Times series can be used in business to understand the past and predict the future. Essentially time series is a sequence of well-defined data points measured at consistent time intervals. So managers can determine a trend or a pattern with regards to sales, variable costs, overheads etc. In terms of benefits time series enables managers to do descriptive analysis, spectral analysis, as well as forecasting. In terms of drawbacks conclusions drawn from time series analysis is not always perfect.
Capital budgeting can be used in business to determine in which project investments should be made. In other words it helps in determining the best investment option in terms of financial viability and financial feasibility. Management can make use of different techniques of capital budgeting like NPV analysis, IRR analysis, payback period analysis, etc. In terms of benefits capital budgeting can be used to make decisions that has long term consequences. Moreover it leads to making decisions under properly laid out criteria and so there is no element of subjectivity involved. In terms of drawbacks capital budgeting fails to take into consideration qualitative factors.
Linear programming can be used by businesses and the management teams to determine the optimal option given that there are certain constraints which have to be considered while achieving the goal. For instance business managers can seek to maximize profits or minimize costs and can easily use linear programming to determine which combination of factors will help them to achieve their goals considering and factoring in the constraints that are present. In terms of benefits linear programming helps in selecting the best decision in a scenario.

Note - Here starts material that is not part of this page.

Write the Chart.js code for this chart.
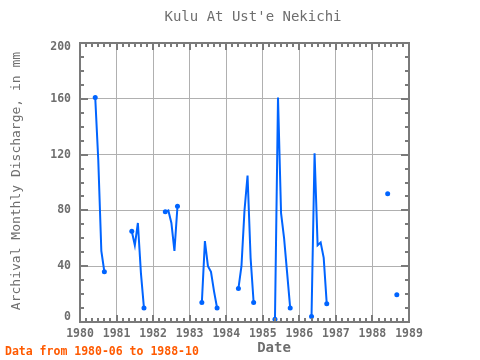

In terms of drawbacks linear programming only considers quantitative factors and fails to factor in qualitative factors.
My preferred method is capital budgeting, specially those capital budgeting techniques that considers time value of money. Methods like net present value, internal rate of return, modified internal rate of return etc. have conceptual superiority and always result in selecting that investment proposal that is best for the company in terms of financial attractiveness.